Николай Николаевич Ге и его полотна, страница 5

Обе фигуры наглядно выражают контраст двух нравственных, двух социальных миров. «Мира не может быть между Христом и миром»,— говорил по поводу картины Л. Толстой, подразумевая под этим несовместимость интересов власти с пониманием смысла жизни простым человеком. «Достоинство картины...— писал он,— в том, что она правдива... в самом настоящем значении этого слова... Ге... нашел в жизни Христа такой момент, который важен теперь для всех нас и повторяется везде во всем мире» 21. «Это верно исторически, и верно современно...».

Социально-обличительный смысл темы был выражен в картине «Что есть истина? Христос и Пилат» с необычайной прямотой и откровенностью. Его без труда поняли не только друзья, но и враги. Не случайно полотно Ге было снято с выставки по указанию цензуры. Именно с этих пор евангельские картины художника начинают подвергаться гонению со стороны официальных кругов, и на выставках он получает возможность выставлять только портреты23.

Отныне трагическая тема, прозвучавшая в полную силу в картине «Что есть истина? Христос и Пилат», будет в творчестве художника приобретать все более смелое и страстное выражение.

«ХРИСТОС И РАЗБОЙНИК» 1893 г.

Художник стремится здесь отойти от физиологической крайности в трактовке темы, акцентируя ее психологическое и нравственное содержание. Эскиз написан на слова евангельского текста «сегодня будешь со мною в раю» 35 — мотив, горячо поддержанный Толстым. Погрудное изображение фигур дано крупным планом, несколько более проработаны лишь головы Христа и разбойника.

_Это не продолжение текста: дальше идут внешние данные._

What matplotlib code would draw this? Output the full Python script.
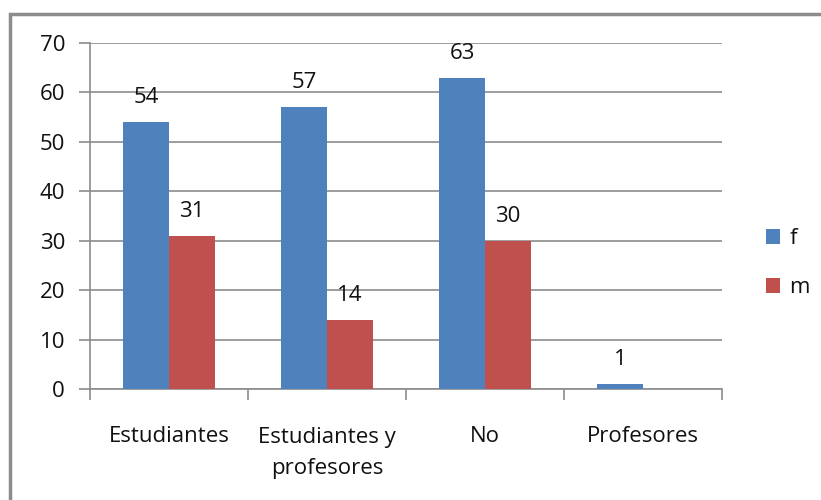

Все внимание сосредоточено на духовной взаимосвязи изображенных лиц. Иисус, превозмогая страдание, произносит свое обещание разбойнику, который, встретившись с ним взором, с напряжением вслушивается, стараясь вникнуть в смысл услышанных слов.

Ге намеревался показать момент нравственного возрождения разбойника, пробуждающегося духовно при виде «умирающего за правду» Иисуса, Но в эскизе нет ни умиротворенности, ни просветления. Весь его образный строй пронизан смятением. Написанный с необыкновенным порывом, мечущимися мазками, эскиз полон патетического драматизма. Сильными ударами кисти нанесены на холст мужественные черты обрамленного прядями разметавшихся рыжеватых волос лица Иисуса, острый профиль подчеркнут резкой полосой света. Нервному силуэту Христа контрастирует бритая голова разбойника с ее инертным, отвлеченно шарообразным объемом и тяжелыми формами. Цвет и свет трактованы вполне произвольно. Как, бы бросая откровенный вызов строго реальной передаче натуры, художник заставляет ощутить тревожную пульсацию сети торопливо брошенных, пересекающих друг друга мазков. Синие, свинцово-фиолетовые тени подчеркивают звучность горячих коричневатых тонов, вспышки белильных бликов по контурам лиц, фигур.

Еще более условен колорит эскиза «Голова распятого Христа» (1893). Художник пишет тело в холодных голубовато-серых тонах, нанося поверх мазки чистой киновари, крона, ультрамарина, применяя в тенях жженую кость. В колорите эскиза есть что-то общее с раскрашенными статуями средневековых распятий.

В подобных работах естественность воспроизведения натуры отступает на второй план. Но это не лишает эскизы Ге реалистической выразительности. Наоборот, пренебрежение оптической достоверностью, отбрасывание «примет» натуры позволяют донести внутренний мир образов через выразительность самой формы. Экспрессия приема служит здесь наиболее целостному и эмоциональному раскрытию психологической правды совершающегося.

Но непосредственность выражения, обычную для эскизов, фиксирующих первый очерк будущей картины, у позднего Ге мы находим не только в начальных набросках композиций. Эта свобода живописного строя отличает и большие полотна—«Голгофу» и последнюю версию «Распятия». Эскизность, как мы сейчас увидим, лежит в основе всей живописной системы позднего Ге.